**Your goal**
Please output the data below exactly as given, starting at its first line and stopping after the line that contains "['Singer', 'NADL', '99/134', 'P7016', '04/89', '00/693'];".

**Material**
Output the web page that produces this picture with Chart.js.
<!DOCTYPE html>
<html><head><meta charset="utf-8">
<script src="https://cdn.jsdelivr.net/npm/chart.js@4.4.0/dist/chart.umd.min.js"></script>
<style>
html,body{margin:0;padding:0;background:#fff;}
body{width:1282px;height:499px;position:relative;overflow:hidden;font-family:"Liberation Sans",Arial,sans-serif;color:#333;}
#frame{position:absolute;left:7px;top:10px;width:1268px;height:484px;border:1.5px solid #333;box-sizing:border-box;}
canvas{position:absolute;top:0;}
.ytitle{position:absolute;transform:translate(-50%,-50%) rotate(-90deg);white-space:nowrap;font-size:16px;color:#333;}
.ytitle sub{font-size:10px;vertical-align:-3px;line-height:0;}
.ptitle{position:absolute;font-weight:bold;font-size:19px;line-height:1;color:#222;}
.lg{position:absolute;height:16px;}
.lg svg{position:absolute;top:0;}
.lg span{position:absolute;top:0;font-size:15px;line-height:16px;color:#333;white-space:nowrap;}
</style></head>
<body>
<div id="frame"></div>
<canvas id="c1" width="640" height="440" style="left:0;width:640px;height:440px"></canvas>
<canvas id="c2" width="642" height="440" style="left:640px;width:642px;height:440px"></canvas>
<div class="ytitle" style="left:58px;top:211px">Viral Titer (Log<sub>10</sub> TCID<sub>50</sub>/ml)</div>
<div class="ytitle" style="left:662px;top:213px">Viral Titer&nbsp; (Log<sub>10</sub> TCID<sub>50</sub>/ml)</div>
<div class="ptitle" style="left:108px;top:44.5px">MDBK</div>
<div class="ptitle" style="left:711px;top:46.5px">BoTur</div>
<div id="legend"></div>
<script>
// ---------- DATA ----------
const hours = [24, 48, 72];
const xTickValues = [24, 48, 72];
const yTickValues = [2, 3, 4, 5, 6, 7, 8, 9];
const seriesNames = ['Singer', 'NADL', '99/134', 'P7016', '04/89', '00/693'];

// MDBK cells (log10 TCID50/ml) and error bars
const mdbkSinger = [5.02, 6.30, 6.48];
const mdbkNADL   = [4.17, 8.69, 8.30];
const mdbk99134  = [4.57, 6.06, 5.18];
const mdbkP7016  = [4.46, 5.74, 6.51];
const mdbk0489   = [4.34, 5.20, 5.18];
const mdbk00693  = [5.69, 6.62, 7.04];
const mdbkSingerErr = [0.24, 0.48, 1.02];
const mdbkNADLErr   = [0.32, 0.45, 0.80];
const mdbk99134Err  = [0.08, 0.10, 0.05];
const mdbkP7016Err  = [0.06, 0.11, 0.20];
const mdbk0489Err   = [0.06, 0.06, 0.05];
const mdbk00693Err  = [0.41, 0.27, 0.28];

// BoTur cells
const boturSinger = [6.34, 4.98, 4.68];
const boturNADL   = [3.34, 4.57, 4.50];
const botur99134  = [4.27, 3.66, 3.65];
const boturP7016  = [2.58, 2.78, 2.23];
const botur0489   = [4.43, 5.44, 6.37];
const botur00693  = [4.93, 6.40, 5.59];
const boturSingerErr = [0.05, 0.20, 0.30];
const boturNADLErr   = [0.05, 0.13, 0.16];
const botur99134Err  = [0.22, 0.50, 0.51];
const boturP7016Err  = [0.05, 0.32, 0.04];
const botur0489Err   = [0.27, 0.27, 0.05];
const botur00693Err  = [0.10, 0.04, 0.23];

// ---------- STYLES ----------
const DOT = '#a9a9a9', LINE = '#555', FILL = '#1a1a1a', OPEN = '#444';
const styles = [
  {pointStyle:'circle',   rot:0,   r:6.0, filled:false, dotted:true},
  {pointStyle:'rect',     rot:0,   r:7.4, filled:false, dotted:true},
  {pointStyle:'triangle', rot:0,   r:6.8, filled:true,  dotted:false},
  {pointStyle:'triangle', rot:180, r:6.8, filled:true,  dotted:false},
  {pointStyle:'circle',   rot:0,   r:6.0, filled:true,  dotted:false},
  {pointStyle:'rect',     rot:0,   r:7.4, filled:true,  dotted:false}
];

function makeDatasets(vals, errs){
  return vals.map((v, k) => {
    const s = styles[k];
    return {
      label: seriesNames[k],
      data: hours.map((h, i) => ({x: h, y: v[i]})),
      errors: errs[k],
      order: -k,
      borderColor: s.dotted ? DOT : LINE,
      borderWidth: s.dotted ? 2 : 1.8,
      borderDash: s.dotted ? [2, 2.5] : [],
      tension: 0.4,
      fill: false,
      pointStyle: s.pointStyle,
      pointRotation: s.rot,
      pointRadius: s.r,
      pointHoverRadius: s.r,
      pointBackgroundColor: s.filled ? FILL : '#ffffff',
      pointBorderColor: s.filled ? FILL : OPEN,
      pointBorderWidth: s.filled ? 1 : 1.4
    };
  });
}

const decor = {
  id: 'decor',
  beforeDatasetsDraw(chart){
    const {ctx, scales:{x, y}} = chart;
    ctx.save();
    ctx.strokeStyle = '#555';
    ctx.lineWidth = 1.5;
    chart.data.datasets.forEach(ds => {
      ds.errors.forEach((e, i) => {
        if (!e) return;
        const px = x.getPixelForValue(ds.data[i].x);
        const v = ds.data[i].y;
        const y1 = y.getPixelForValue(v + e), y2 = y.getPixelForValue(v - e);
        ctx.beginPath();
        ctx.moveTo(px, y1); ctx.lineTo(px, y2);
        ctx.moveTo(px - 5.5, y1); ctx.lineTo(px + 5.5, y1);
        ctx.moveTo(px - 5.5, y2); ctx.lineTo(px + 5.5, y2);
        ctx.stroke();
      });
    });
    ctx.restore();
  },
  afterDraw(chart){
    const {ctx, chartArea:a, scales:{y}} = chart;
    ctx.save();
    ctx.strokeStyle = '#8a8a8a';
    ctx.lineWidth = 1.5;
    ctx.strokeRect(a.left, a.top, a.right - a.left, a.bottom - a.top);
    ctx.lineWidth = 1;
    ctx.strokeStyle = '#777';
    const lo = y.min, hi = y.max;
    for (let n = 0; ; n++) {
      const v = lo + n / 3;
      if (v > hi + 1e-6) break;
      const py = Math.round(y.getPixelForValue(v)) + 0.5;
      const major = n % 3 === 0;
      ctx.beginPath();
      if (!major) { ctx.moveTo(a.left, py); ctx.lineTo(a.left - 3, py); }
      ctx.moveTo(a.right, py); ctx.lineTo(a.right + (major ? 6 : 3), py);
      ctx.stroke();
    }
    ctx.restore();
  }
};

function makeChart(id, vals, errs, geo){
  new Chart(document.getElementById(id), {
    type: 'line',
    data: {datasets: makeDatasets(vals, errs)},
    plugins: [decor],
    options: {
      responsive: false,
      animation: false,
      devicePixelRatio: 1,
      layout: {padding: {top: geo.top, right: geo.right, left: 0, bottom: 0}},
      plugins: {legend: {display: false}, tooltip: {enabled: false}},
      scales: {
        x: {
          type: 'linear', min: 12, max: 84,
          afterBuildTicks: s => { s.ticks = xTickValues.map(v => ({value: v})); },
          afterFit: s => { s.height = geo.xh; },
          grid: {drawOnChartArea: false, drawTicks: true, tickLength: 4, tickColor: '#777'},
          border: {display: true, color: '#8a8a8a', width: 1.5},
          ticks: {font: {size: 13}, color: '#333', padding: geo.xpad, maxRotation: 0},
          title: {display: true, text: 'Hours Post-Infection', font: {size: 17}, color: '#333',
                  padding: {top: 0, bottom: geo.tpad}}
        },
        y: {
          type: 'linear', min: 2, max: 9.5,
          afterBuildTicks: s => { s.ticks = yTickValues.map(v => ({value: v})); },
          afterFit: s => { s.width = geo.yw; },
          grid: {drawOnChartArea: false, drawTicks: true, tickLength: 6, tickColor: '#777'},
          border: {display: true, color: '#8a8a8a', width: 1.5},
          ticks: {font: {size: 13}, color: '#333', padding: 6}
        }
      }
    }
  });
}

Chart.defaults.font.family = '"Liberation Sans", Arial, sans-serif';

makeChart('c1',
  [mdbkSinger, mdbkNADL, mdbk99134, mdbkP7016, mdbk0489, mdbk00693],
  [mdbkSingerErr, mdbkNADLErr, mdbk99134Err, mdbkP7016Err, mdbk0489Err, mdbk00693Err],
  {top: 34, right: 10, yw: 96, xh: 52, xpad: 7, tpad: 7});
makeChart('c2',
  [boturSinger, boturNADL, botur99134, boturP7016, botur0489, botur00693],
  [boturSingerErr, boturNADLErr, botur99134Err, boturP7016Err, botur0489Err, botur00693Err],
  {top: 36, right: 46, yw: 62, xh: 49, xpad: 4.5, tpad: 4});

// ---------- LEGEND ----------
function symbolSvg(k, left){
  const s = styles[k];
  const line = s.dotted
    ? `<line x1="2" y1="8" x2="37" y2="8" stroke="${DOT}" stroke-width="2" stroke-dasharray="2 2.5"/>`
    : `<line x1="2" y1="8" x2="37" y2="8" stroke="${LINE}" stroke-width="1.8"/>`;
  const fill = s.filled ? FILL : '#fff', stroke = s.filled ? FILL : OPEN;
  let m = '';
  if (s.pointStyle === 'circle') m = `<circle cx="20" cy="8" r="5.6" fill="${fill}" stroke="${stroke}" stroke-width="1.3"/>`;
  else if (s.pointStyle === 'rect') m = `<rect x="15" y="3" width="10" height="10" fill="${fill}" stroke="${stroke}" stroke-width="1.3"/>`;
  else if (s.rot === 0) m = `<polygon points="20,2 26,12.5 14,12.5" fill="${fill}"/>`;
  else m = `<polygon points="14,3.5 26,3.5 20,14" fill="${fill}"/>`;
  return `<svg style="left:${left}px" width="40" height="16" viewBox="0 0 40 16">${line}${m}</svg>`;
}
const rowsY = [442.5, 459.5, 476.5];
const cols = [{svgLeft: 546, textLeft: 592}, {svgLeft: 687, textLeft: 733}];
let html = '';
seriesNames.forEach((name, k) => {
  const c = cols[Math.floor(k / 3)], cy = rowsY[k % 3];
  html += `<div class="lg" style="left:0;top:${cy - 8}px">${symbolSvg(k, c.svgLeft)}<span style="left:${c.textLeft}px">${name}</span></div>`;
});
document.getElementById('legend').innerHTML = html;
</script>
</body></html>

**Answer to this exercise**
Output the web page that produces this picture with Chart.js.
<!DOCTYPE html>
<html><head><meta charset="utf-8">
<script src="https://cdn.jsdelivr.net/npm/chart.js@4.4.0/dist/chart.umd.min.js"></script>
<style>
html,body{margin:0;padding:0;background:#fff;}
body{width:1282px;height:499px;position:relative;overflow:hidden;font-family:"Liberation Sans",Arial,sans-serif;color:#333;}
#frame{position:absolute;left:7px;top:10px;width:1268px;height:484px;border:1.5px solid #333;box-sizing:border-box;}
canvas{position:absolute;top:0;}
.ytitle{position:absolute;transform:translate(-50%,-50%) rotate(-90deg);white-space:nowrap;font-size:16px;color:#333;}
.ytitle sub{font-size:10px;vertical-align:-3px;line-height:0;}
.ptitle{position:absolute;font-weight:bold;font-size:19px;line-height:1;color:#222;}
.lg{position:absolute;height:16px;}
.lg svg{position:absolute;top:0;}
.lg span{position:absolute;top:0;font-size:15px;line-height:16px;color:#333;white-space:nowrap;}
</style></head>
<body>
<div id="frame"></div>
<canvas id="c1" width="640" height="440" style="left:0;width:640px;height:440px"></canvas>
<canvas id="c2" width="642" height="440" style="left:640px;width:642px;height:440px"></canvas>
<div class="ytitle" style="left:58px;top:211px">Viral Titer (Log<sub>10</sub> TCID<sub>50</sub>/ml)</div>
<div class="ytitle" style="left:662px;top:213px">Viral Titer&nbsp; (Log<sub>10</sub> TCID<sub>50</sub>/ml)</div>
<div class="ptitle" style="left:108px;top:44.5px">MDBK</div>
<div class="ptitle" style="left:711px;top:46.5px">BoTur</div>
<div id="legend"></div>
<script>
// ---------- DATA ----------
const hours = [24, 48, 72];
const xTickValues = [24, 48, 72];
const yTickValues = [2, 3, 4, 5, 6, 7, 8, 9];
const seriesNames = ['Singer', 'NADL', '99/134', 'P7016', '04/89', '00/693'];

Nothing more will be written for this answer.